STATED PROBLEM:
Reproduce all lines of the listing below in which the word "this" occurs.

PROVIDED MATERIAL:
## begin
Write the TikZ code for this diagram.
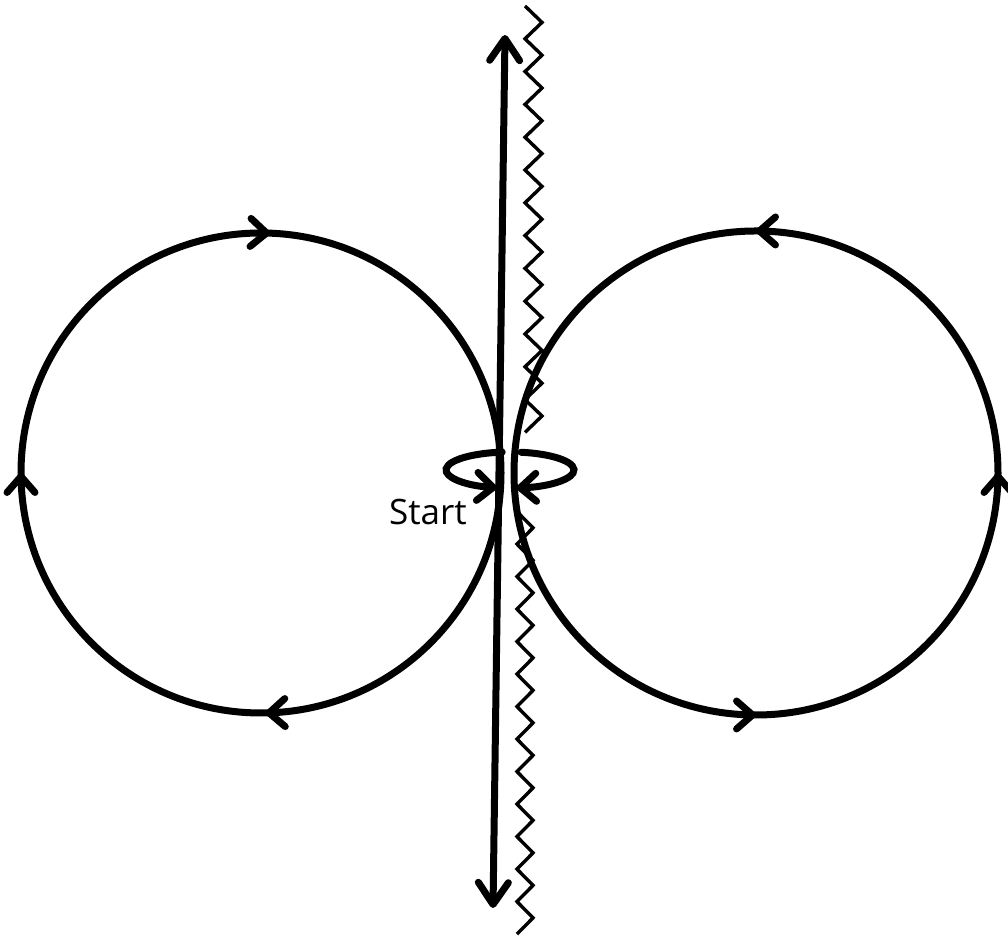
\documentclass[tikz,border=0pt]{standalone}
\usepackage{fontspec}
\setmainfont{Open Sans}
\usetikzlibrary{arrows.meta}
\usetikzlibrary{decorations.markings}

\begin{document}
\begin{tikzpicture}[x=0.5pt, y=0.5pt,
  thickline/.style={line width=3.5pt, line cap=round},
  chev/.tip={Straight Barb[length=8pt, width=14pt, round]},
  bigtip/.tip={Straight Barb[length=11pt, width=15pt, round]},
  flowmark/.style={postaction={decorate, decoration={markings, mark=at position #1 with {\arrow{chev}}}}},
  cutline/.style={line width=1.7pt}]

\useasboundingbox (0,0) rectangle (1008,942);

\coordinate (lc) at (261,469);
\coordinate (rc) at (756,469);
\coordinate (sc) at (510,472);
\coordinate (up) at (505,907);
\coordinate (down) at (493,34);
\coordinate (cuttop) at (525,936);
\coordinate (cutmid) at (517,430.4);

% the two loops
\draw[thickline, flowmark=0.247, flowmark=0.5, flowmark=0.756] (lc) ++(0:240) arc[start angle=0, end angle=-360, radius=240];
\draw[thickline, flowmark=0.25, flowmark=0.5, flowmark=0.75] (rc) ++(180:242) arc[start angle=180, end angle=540, radius=242];

% axis and cut
\draw[thickline, {bigtip}-{bigtip}] (down) -- (up);
\draw[cutline] (cuttop) \foreach \k in {0,...,12} { -- ++(17,-16.4) -- ++(-17,-16.4) };
\draw[cutline] (cutmid) \foreach \k in {0,...,12} { -- ++(16,-16.25) -- ++(-16,-16.25) };

% small turn at the start
\draw[thickline, -{chev}] (sc) ++(97:64 and 18) arc[start angle=97, end angle=258, x radius=64, y radius=18];
\draw[thickline, -{chev}] (sc) ++(80:64 and 18) arc[start angle=80, end angle=-84, x radius=64, y radius=18];

\node[font=\fontsize{17.5}{21}\selectfont] (start) at (428,430) {Start};

\end{tikzpicture}
\end{document}
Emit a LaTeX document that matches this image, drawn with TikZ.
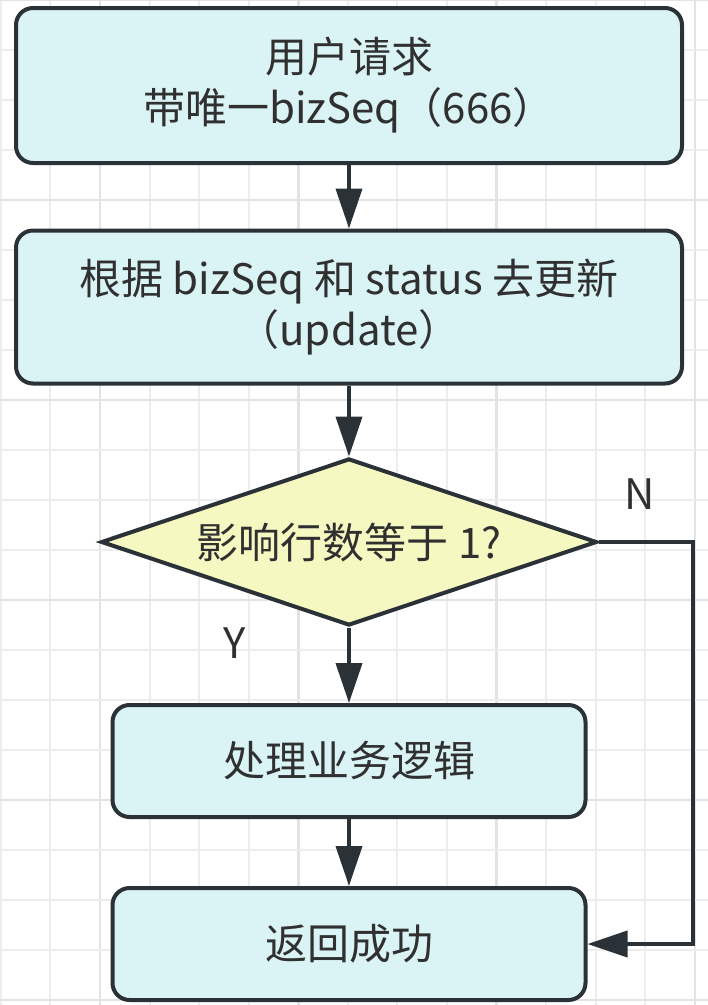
## end
FINISHED EXERCISE:
Write the TikZ code for this diagram.
Emit a LaTeX document that matches this image, drawn with TikZ.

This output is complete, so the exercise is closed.